--- START OF PROVIDED ENTRIES ---

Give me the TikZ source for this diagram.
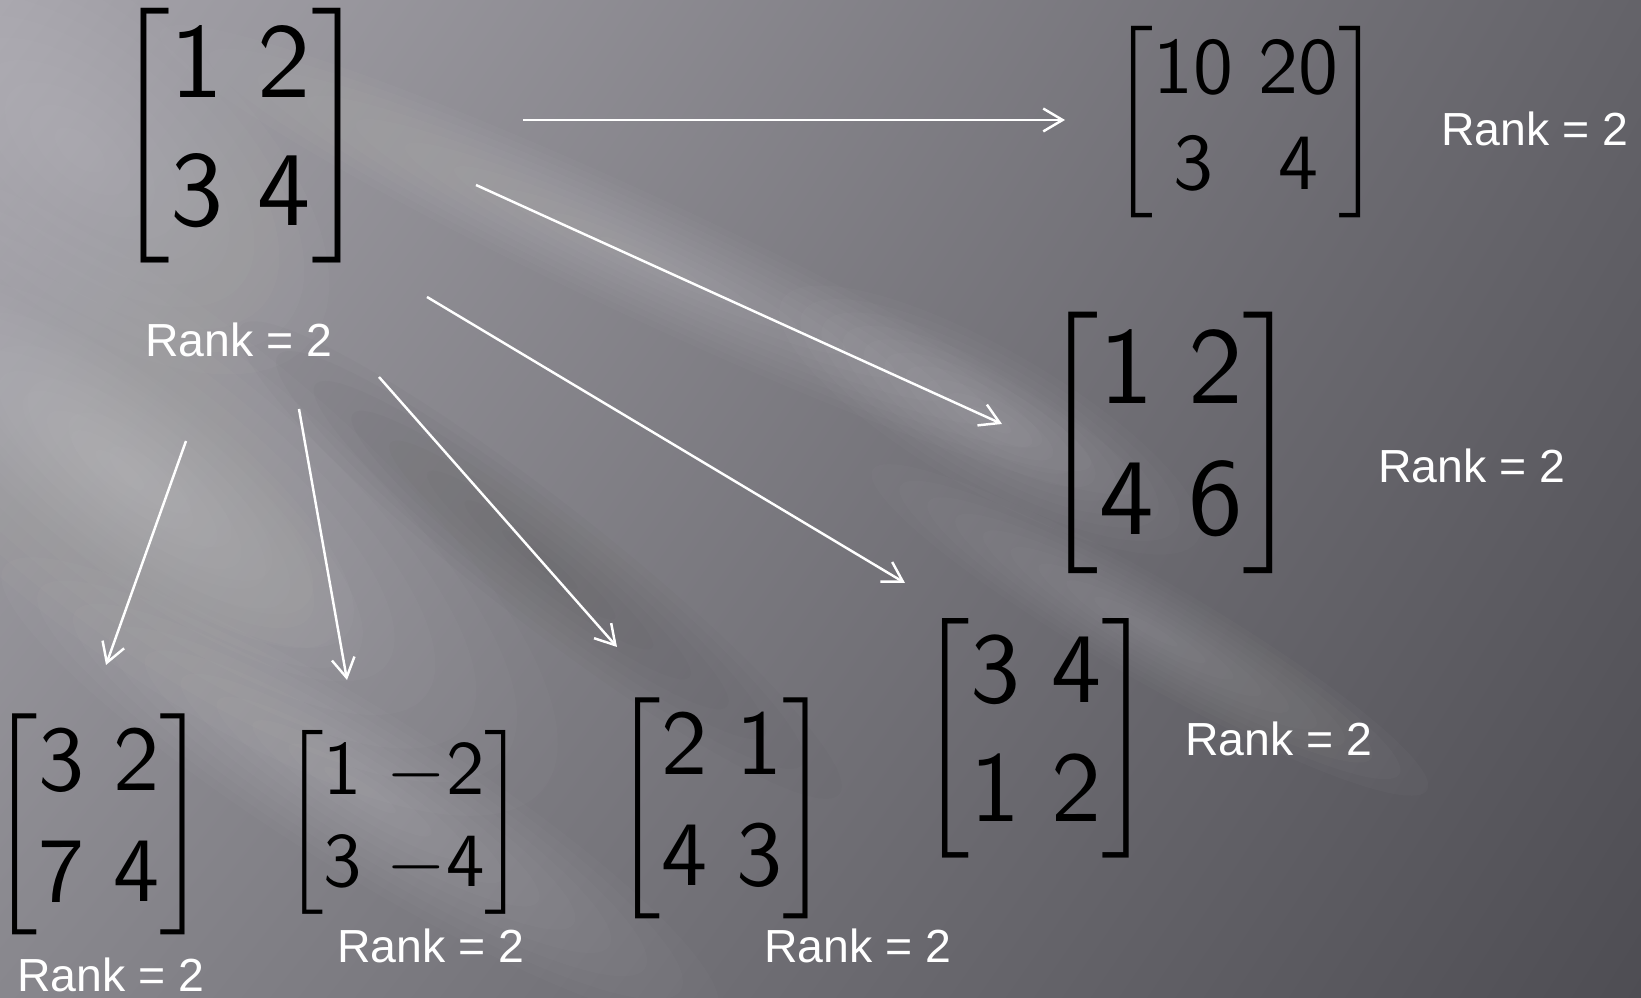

--- END OF PROVIDED ENTRIES ---
--- START OF PROVIDED ENTRIES ---

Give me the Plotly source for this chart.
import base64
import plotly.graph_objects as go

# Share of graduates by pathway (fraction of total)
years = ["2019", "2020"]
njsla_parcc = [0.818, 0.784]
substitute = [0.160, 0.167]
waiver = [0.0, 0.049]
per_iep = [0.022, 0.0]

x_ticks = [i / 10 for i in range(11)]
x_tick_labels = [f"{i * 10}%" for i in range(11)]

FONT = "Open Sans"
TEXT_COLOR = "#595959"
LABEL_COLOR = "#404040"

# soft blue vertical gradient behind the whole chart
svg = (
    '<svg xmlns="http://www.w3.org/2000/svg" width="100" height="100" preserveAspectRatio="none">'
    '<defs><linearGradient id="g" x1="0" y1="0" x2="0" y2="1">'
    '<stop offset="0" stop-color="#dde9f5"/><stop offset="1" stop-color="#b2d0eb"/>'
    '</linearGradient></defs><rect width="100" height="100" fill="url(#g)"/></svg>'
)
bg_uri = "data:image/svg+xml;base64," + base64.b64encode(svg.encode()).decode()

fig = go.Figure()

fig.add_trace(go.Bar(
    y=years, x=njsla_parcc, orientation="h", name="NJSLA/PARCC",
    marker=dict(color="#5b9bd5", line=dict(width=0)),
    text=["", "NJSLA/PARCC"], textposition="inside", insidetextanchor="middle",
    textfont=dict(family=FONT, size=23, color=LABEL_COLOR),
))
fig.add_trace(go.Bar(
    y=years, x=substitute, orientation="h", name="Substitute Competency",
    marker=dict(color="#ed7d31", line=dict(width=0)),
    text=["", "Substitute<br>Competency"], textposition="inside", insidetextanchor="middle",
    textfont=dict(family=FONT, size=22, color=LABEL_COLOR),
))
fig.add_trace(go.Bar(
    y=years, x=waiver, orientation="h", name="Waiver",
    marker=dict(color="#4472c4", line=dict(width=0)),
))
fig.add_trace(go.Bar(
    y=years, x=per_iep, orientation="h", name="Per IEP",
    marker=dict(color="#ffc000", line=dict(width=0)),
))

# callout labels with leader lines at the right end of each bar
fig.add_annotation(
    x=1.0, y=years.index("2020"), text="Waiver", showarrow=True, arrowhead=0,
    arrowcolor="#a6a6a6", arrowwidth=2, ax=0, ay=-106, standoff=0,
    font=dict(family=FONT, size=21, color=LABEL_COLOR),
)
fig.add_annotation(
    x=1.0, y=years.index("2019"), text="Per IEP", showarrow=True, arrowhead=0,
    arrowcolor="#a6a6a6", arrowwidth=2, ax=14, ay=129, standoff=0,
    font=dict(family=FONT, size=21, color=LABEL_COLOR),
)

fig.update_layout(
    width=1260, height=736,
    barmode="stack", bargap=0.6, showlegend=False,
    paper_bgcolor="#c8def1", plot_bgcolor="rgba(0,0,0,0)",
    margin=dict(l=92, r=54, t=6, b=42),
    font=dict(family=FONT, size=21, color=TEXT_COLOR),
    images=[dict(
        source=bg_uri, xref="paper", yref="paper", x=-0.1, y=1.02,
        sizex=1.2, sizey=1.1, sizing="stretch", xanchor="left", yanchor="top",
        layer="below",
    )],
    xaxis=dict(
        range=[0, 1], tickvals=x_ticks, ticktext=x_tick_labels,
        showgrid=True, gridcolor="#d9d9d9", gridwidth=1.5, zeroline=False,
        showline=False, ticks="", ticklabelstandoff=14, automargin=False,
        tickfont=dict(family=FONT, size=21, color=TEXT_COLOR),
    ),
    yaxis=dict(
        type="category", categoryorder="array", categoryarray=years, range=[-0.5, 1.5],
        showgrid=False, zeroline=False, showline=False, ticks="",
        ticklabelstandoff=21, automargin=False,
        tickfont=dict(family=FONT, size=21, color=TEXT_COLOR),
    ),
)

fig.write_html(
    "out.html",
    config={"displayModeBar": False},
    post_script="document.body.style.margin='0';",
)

--- END OF PROVIDED ENTRIES ---

(WHAT IS BEING ASKED)
Copy every line in the records above that contains the word "chart".

(TASK SOLUTION)
Give me the Plotly source for this chart.
# soft blue vertical gradient behind the whole chart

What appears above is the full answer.